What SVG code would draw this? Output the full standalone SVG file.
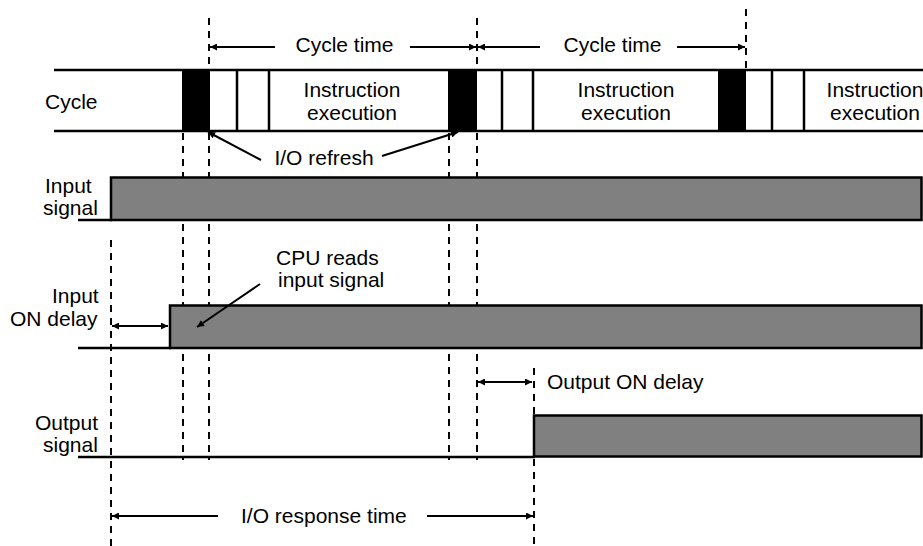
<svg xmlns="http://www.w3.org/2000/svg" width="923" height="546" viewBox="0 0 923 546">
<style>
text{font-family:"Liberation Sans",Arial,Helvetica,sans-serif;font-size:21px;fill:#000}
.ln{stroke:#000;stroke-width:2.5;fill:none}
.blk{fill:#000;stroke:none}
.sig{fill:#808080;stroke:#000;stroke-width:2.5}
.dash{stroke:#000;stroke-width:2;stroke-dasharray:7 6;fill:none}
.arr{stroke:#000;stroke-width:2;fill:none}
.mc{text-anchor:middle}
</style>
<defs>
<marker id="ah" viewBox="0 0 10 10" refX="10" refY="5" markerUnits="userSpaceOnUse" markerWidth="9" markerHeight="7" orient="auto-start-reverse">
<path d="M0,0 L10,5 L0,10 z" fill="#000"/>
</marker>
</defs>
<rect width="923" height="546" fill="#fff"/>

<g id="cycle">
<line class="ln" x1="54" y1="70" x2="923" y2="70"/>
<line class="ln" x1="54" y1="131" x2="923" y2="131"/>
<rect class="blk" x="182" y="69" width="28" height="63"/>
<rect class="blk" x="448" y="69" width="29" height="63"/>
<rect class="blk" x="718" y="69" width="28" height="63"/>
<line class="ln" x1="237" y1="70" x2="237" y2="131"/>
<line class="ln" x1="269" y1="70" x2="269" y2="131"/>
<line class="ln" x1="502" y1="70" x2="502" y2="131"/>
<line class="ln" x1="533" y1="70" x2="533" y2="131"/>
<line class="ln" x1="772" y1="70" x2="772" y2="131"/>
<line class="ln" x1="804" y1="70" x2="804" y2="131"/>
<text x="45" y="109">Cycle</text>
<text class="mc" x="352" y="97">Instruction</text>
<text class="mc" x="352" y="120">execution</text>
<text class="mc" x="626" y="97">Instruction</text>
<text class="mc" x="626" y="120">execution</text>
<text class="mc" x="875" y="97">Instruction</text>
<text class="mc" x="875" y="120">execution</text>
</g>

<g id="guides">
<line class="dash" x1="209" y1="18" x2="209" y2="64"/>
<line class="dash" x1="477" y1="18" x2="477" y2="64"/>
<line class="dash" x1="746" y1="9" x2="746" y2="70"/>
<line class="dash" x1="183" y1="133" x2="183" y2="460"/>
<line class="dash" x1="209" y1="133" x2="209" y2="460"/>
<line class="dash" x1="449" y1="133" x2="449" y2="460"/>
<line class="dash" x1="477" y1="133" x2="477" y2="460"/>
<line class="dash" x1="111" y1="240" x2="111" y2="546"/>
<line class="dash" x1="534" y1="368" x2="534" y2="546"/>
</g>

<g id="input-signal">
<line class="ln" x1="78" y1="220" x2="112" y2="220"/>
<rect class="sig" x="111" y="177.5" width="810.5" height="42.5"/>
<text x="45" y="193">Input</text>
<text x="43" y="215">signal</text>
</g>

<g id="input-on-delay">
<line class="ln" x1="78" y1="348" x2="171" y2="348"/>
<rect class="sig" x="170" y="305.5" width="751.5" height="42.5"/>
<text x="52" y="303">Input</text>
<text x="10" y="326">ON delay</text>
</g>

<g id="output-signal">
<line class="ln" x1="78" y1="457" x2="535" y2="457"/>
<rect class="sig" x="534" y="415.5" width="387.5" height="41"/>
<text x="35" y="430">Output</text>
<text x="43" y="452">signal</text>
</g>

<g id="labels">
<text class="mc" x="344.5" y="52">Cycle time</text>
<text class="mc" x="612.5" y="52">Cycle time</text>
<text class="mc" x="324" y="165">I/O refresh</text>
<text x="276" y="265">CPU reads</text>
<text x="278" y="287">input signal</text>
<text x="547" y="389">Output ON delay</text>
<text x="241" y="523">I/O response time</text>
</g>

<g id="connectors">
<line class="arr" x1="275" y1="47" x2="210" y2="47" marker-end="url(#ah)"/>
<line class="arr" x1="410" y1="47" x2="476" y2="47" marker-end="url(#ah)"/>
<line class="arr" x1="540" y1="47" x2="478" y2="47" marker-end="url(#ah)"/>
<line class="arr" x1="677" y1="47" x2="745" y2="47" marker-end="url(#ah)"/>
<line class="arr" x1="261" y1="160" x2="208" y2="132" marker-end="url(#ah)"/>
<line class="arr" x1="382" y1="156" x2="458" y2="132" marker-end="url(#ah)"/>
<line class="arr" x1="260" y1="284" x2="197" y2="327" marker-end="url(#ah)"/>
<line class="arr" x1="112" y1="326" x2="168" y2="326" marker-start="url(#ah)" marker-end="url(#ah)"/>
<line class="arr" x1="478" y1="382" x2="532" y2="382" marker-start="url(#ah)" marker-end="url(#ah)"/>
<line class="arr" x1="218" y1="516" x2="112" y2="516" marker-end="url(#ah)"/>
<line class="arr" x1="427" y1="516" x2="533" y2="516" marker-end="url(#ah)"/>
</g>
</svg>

Set task: Return the material exactly as given, apart from the pictures.

Full solution:
What SVG code would draw this? Output the full standalone SVG file.
<svg xmlns="http://www.w3.org/2000/svg" width="923" height="546" viewBox="0 0 923 546">
<style>
text{font-family:"Liberation Sans",Arial,Helvetica,sans-serif;font-size:21px;fill:#000}
.ln{stroke:#000;stroke-width:2.5;fill:none}
.blk{fill:#000;stroke:none}
.sig{fill:#808080;stroke:#000;stroke-width:2.5}
.dash{stroke:#000;stroke-width:2;stroke-dasharray:7 6;fill:none}
.arr{stroke:#000;stroke-width:2;fill:none}
.mc{text-anchor:middle}
</style>
<defs>
<marker id="ah" viewBox="0 0 10 10" refX="10" refY="5" markerUnits="userSpaceOnUse" markerWidth="9" markerHeight="7" orient="auto-start-reverse">
<path d="M0,0 L10,5 L0,10 z" fill="#000"/>
</marker>
</defs>
<rect width="923" height="546" fill="#fff"/>

<g id="cycle">
<line class="ln" x1="54" y1="70" x2="923" y2="70"/>
<line class="ln" x1="54" y1="131" x2="923" y2="131"/>
<rect class="blk" x="182" y="69" width="28" height="63"/>
<rect class="blk" x="448" y="69" width="29" height="63"/>
<rect class="blk" x="718" y="69" width="28" height="63"/>
<line class="ln" x1="237" y1="70" x2="237" y2="131"/>
<line class="ln" x1="269" y1="70" x2="269" y2="131"/>
<line class="ln" x1="502" y1="70" x2="502" y2="131"/>
<line class="ln" x1="533" y1="70" x2="533" y2="131"/>
<line class="ln" x1="772" y1="70" x2="772" y2="131"/>
<line class="ln" x1="804" y1="70" x2="804" y2="131"/>
<text x="45" y="109">Cycle</text>
<text class="mc" x="352" y="97">Instruction</text>
<text class="mc" x="352" y="120">execution</text>
<text class="mc" x="626" y="97">Instruction</text>
<text class="mc" x="626" y="120">execution</text>
<text class="mc" x="875" y="97">Instruction</text>
<text class="mc" x="875" y="120">execution</text>
</g>

<g id="guides">
<line class="dash" x1="209" y1="18" x2="209" y2="64"/>
<line class="dash" x1="477" y1="18" x2="477" y2="64"/>
<line class="dash" x1="746" y1="9" x2="746" y2="70"/>
<line class="dash" x1="183" y1="133" x2="183" y2="460"/>
<line class="dash" x1="209" y1="133" x2="209" y2="460"/>
<line class="dash" x1="449" y1="133" x2="449" y2="460"/>
<line class="dash" x1="477" y1="133" x2="477" y2="460"/>
<line class="dash" x1="111" y1="240" x2="111" y2="546"/>
<line class="dash" x1="534" y1="368" x2="534" y2="546"/>
</g>

<g id="input-signal">
<line class="ln" x1="78" y1="220" x2="112" y2="220"/>
<rect class="sig" x="111" y="177.5" width="810.5" height="42.5"/>
<text x="45" y="193">Input</text>
<text x="43" y="215">signal</text>
</g>

<g id="input-on-delay">
<line class="ln" x1="78" y1="348" x2="171" y2="348"/>
<rect class="sig" x="170" y="305.5" width="751.5" height="42.5"/>
<text x="52" y="303">Input</text>
<text x="10" y="326">ON delay</text>
</g>

<g id="output-signal">
<line class="ln" x1="78" y1="457" x2="535" y2="457"/>
<rect class="sig" x="534" y="415.5" width="387.5" height="41"/>
<text x="35" y="430">Output</text>
<text x="43" y="452">signal</text>
</g>

<g id="labels">
<text class="mc" x="344.5" y="52">Cycle time</text>
<text class="mc" x="612.5" y="52">Cycle time</text>
<text class="mc" x="324" y="165">I/O refresh</text>
<text x="276" y="265">CPU reads</text>
<text x="278" y="287">input signal</text>
<text x="547" y="389">Output ON delay</text>
<text x="241" y="523">I/O response time</text>
</g>

<g id="connectors">
<line class="arr" x1="275" y1="47" x2="210" y2="47" marker-end="url(#ah)"/>
<line class="arr" x1="410" y1="47" x2="476" y2="47" marker-end="url(#ah)"/>
<line class="arr" x1="540" y1="47" x2="478" y2="47" marker-end="url(#ah)"/>
<line class="arr" x1="677" y1="47" x2="745" y2="47" marker-end="url(#ah)"/>
<line class="arr" x1="261" y1="160" x2="208" y2="132" marker-end="url(#ah)"/>
<line class="arr" x1="382" y1="156" x2="458" y2="132" marker-end="url(#ah)"/>
<line class="arr" x1="260" y1="284" x2="197" y2="327" marker-end="url(#ah)"/>
<line class="arr" x1="112" y1="326" x2="168" y2="326" marker-start="url(#ah)" marker-end="url(#ah)"/>
<line class="arr" x1="478" y1="382" x2="532" y2="382" marker-start="url(#ah)" marker-end="url(#ah)"/>
<line class="arr" x1="218" y1="516" x2="112" y2="516" marker-end="url(#ah)"/>
<line class="arr" x1="427" y1="516" x2="533" y2="516" marker-end="url(#ah)"/>
</g>
</svg>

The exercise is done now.